NEW YORK, July 11: Police heightened security on subways in New York as a precaution on Tuesday after a series of bombs on trains in India killed at least 135 people, the New York Police Department said.
“We are increasing our security,” said Sgt Kevin Hayes, a police department spokesman.
He said the measures were a precautionary response to the Indian bombings and stressed, “There is no specific threats that we’ve received for New York.”
At least 163 people were killed and hundreds injured in seven bomb explosions on packed commuter trains and stations on Tuesday in Mumbai, India’s financial hub, officials said.
The heightened measures in New York come in the wake of news last week that US authorities thwarted a foreign-based plot to stage a suicide bombing in a rail tunnel in New York later this year.

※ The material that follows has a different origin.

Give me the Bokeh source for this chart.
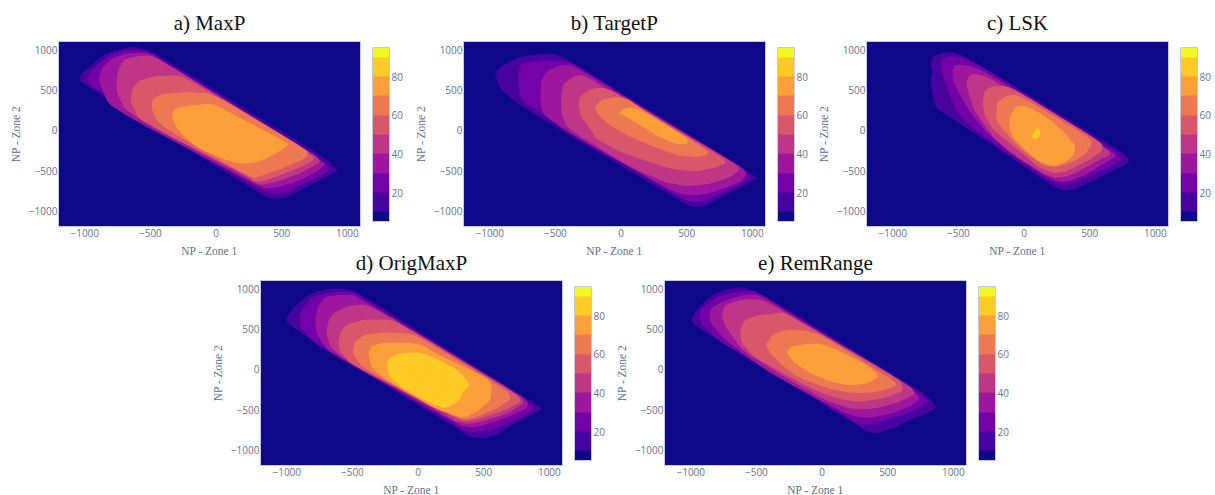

They said the plot, still in the planning stage, entailed an attack in the commuter rail system that links Manhattan and New Jersey under the Hudson River. The system carries an estimated 215,000 passengers each weekday.
On Tuesday, police said additional security measures in the subway system, which carries some 4.5 million people on a typical weekday, would include increased patrols and increased random bag searches.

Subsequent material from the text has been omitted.